The minimum wage has been named as the most successful government policy of the past 30 years in a survey of British political experts: http://www.bbc.co.uk/news/uk-politics-11896971? Prior to its introduction in April 1999, former UNISON General Secretary Rodney Bickerstaffe was the foremost trade union campaigner against low pay and for minimum wage legislation. Writing for UNISONActive Rodney responds to the survey and outlines his perspectives on the future of the minimum wage:-
From self-made men and women who worship their creators, to the jawless wonders who can barely hold in their mouths the silver spoons planted there at birth, once more the old game is afoot
The goal of the game? The statutory national minimum wage level and possibly the law itself. Already in Ireland, a reduction in their legal minimum wage has been introduced as “an emergency measure” (an 11% cut from €8.65 to €7.65 per hour)
In Britain at the same time as some employers including Tory ones are being pushed into backing “a living wage”, siren voices from the right are preparing the ground for something else.
Whether it is natural greed or genuine fear of the economic times and the globalised “need” to race down wages to the bottom, the new and old right wing are saying the same things. “A job at any price is better than no job at all.”
The continuum between choosing freely to work at a job you enjoy and on a good salary, concludes with not choosing to work at a job that you don’t like with no wage level at all and yet being forced to...Some call that slavery.
The Chinese cockle-pickers died on Morecombe beach. They were “earning” £1 per day each. Fear, desperation, exploitation – whatever the mixture of reasons, they weren’t freely choosing as grownup and rounded individuals to take on this task. Slavery still abounds in the world today. I know that there are still those who argue that the dignity of work even without any wages is better than no work at all
A clown like the Conservative MP Christopher Chope, only months ago introduced a private members bill to “allow” choice to workers to keep their jobs by being privileged to accept an even lower pittance – as though there is some in-alienable duty to work for next to nothing: http://conservativehome.blogs.com/parliament/2009/02/christopher-cho.html
A more sophisticated though slithery path is taken by the likes of Irwin Stelzer, who started life by “just selling flowers” and now is comfortable enough to tell BBC2 Newsnight viewers that the way to grow an economy is on the back of sweated labour (for which read, freely chosen poverty wage levels by consenting adults).
In passing, don’t let the welcome concept of the living wage undermine defence of the minimum wage.
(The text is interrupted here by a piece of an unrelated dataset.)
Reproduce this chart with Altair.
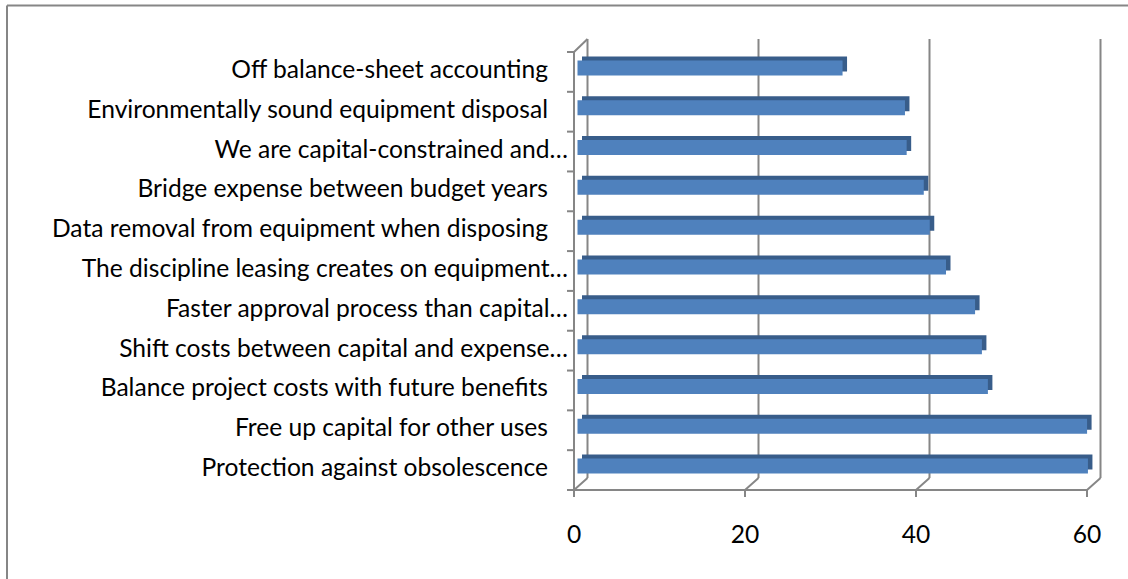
import altair as alt
import pandas as pd

categories = [
    "Off balance-sheet accounting",
    "Environmentally sound equipment disposal",
    "We are capital-constrained and…",
    "Bridge expense between budget years",
    "Data removal from equipment when disposing",
    "The discipline leasing creates on equipment…",
    "Faster approval process than capital…",
    "Shift costs between capital and expense…",
    "Balance project costs with future benefits",
    "Free up capital for other uses",
    "Protection against obsolescence",
]
values = [31.0, 38.3, 38.5, 40.5, 41.2, 43.1, 46.5, 47.3, 48.0, 59.6, 59.7]
x_ticks = [0, 20, 40, 60]

W, H = 513, 438
FONT = "Lato"
FS = 24.6
GRAY = "#868686"

df = pd.DataFrame({"cat": categories, "val": values})
ticks_df = pd.DataFrame({"t": x_ticks})
one = pd.DataFrame({"k": [0]})

xs = alt.Scale(domain=[0, 60], nice=False, zero=True)
ys = alt.Scale(domain=categories, paddingInner=0, paddingOuter=0)

step = H / len(categories)

# chart border
border_top = alt.Chart(one).mark_rule(color=GRAY, strokeWidth=2, clip=False).encode(
    x=alt.value(-567), x2=alt.value(600), y=alt.value(-46.5))
border_left = alt.Chart(one).mark_rule(color=GRAY, strokeWidth=2, clip=False).encode(
    x=alt.value(-567), y=alt.value(-46.5), y2=alt.value(600))

# back wall gridlines
back_grid = alt.Chart(ticks_df).mark_rule(color=GRAY, strokeWidth=2, xOffset=13.5).encode(
    x=alt.X("t:Q", scale=xs, axis=None), y=alt.value(-13), y2=alt.value(H - 12))

# floor diagonals
floor_diag = alt.Chart(ticks_df).mark_rule(color=GRAY, strokeWidth=2, x2Offset=13.5).encode(
    x=alt.X("t:Q", scale=xs, axis=None), x2="t:Q", y=alt.value(H), y2=alt.value(H - 12))

top_diag = alt.Chart(one).mark_rule(color=GRAY, strokeWidth=2).encode(
    x=alt.value(0), x2=alt.value(13.5), y=alt.value(0), y2=alt.value(-13))

# front axes
left_axis = alt.Chart(one).mark_rule(color=GRAY, strokeWidth=2).encode(
    x=alt.value(0), y=alt.value(0), y2=alt.value(H))
bottom_axis = alt.Chart(one).mark_rule(color=GRAY, strokeWidth=2).encode(
    x=alt.value(0), x2=alt.value(W), y=alt.value(H))
bottom_ticks = alt.Chart(ticks_df).mark_rule(color=GRAY, strokeWidth=2).encode(
    x=alt.X("t:Q", scale=xs, axis=None), y=alt.value(H), y2=alt.value(H + 7))
left_ticks = alt.Chart(df).mark_rule(color=GRAY, strokeWidth=2, yOffset=-step / 2).encode(
    y=alt.Y("cat:N", scale=ys, sort=None, axis=None), x=alt.value(-7), x2=alt.value(0))
left_tick_last = alt.Chart(one).mark_rule(color=GRAY, strokeWidth=2).encode(
    y=alt.value(H), x=alt.value(-7), x2=alt.value(0))

# bars (pseudo 3D)
bar_back = alt.Chart(df).mark_bar(color="#385d8a", size=15, xOffset=8, yOffset=-8, x2Offset=8).encode(
    y=alt.Y("cat:N", scale=ys, sort=None, axis=None),
    x=alt.X("val:Q", scale=xs, axis=None), x2=alt.datum(0))
bar_front = alt.Chart(df).mark_bar(color="#4f81bd", size=15, xOffset=3.5, yOffset=-4, x2Offset=3.5).encode(
    y=alt.Y("cat:N", scale=ys, sort=None, axis=None),
    x=alt.X("val:Q", scale=xs, axis=None), x2=alt.datum(0))

# category labels
lab_full = alt.Chart(df).transform_filter("indexof(datum.cat, '…') < 0").mark_text(
    align="right", baseline="middle", font=FONT, fontSize=FS, color="black", dy=-1).encode(
    y=alt.Y("cat:N", scale=ys, sort=None, axis=None), x=alt.value(-26), text="cat:N")
lab_trunc = alt.Chart(df).transform_filter("indexof(datum.cat, '…') >= 0").mark_text(
    align="right", baseline="middle", font=FONT, fontSize=FS, color="black", dy=-1).encode(
    y=alt.Y("cat:N", scale=ys, sort=None, axis=None), x=alt.value(-6), text="cat:N")

# x tick labels
x_labels = alt.Chart(ticks_df).mark_text(
    align="center", baseline="middle", font=FONT, fontSize=FS, color="black").encode(
    x=alt.X("t:Q", scale=xs, axis=None), y=alt.value(H + 46), text="t:Q")

chart = alt.layer(
    border_top, border_left, back_grid, floor_diag, top_diag,
    left_axis, bottom_axis, bottom_ticks, left_ticks, left_tick_last,
    bar_back, bar_front, lab_full, lab_trunc, x_labels,
).properties(
    width=W, height=H,
    autosize=alt.AutoSizeParams(type="none"),
    padding={"left": 574, "top": 52, "right": 1128 - 574 - W, "bottom": 579 - 52 - H},
    background="white",
).configure_view(stroke=None)

chart.save("out.html", embed_options={"renderer": "svg", "actions": False})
It is true absolutely that those who fought from the start of the last century for the introduction of a law to ban exploitation of men and women, black and white, young and old here in Britain had the absurd belief that a minimum wage should in fact be set at a living wage level. They did not want or expect a safety net with huge holes.
And now we have a government coalition of wealth and contrived and flexible morality, who may not dare to abolish the minimum wage legislation, but will certainly mark time on the rate, so that it eventually will wither on the vine; will reduce even further the numbers of inspection; who will welcome the rising profits of their business friends as they save on wage levels, health and safety cost and industrial relations generally.
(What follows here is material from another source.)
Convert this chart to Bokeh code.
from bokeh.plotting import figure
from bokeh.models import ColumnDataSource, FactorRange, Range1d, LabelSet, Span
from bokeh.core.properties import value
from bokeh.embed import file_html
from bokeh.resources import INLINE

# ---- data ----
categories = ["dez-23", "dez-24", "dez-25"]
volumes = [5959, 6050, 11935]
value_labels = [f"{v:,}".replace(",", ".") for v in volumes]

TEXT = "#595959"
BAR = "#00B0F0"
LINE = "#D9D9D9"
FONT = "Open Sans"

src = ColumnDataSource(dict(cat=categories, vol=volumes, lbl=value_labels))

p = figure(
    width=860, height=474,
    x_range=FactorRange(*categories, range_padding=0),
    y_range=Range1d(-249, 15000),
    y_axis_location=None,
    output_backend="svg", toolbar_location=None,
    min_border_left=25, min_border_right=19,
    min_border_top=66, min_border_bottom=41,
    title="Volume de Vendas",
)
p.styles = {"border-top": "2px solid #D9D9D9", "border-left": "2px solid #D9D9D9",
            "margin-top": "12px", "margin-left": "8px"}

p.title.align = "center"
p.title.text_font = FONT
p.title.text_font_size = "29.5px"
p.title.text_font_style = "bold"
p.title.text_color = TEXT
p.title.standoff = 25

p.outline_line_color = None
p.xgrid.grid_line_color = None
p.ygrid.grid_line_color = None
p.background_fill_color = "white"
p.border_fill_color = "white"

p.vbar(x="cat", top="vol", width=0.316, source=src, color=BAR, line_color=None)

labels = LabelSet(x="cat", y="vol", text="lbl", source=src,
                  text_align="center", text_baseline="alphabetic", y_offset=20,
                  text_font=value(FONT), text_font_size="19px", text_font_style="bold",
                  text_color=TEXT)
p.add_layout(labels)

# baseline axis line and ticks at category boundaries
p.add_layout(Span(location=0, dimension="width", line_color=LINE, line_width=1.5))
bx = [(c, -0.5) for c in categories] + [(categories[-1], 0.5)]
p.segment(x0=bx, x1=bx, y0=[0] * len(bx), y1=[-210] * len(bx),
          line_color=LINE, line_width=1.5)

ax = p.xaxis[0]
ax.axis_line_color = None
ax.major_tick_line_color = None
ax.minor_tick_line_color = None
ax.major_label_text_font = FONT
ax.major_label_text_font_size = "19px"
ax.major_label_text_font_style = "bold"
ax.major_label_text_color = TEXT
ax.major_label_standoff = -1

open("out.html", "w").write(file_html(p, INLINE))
Trumpet fanfare – the big society – work for free and call it volunteering. It is true, that bankers and politicians and captains of industry don’t work for free or indeed for even little, but then they are special, aren’t they? There is a fine line between volunteering because you really want to and “volunteering” because you are forced to. Let’s be careful.
Stand up for the legal minimum wage at a living wage level. Whose side are you on?
And by the way, what about a maximum wage level?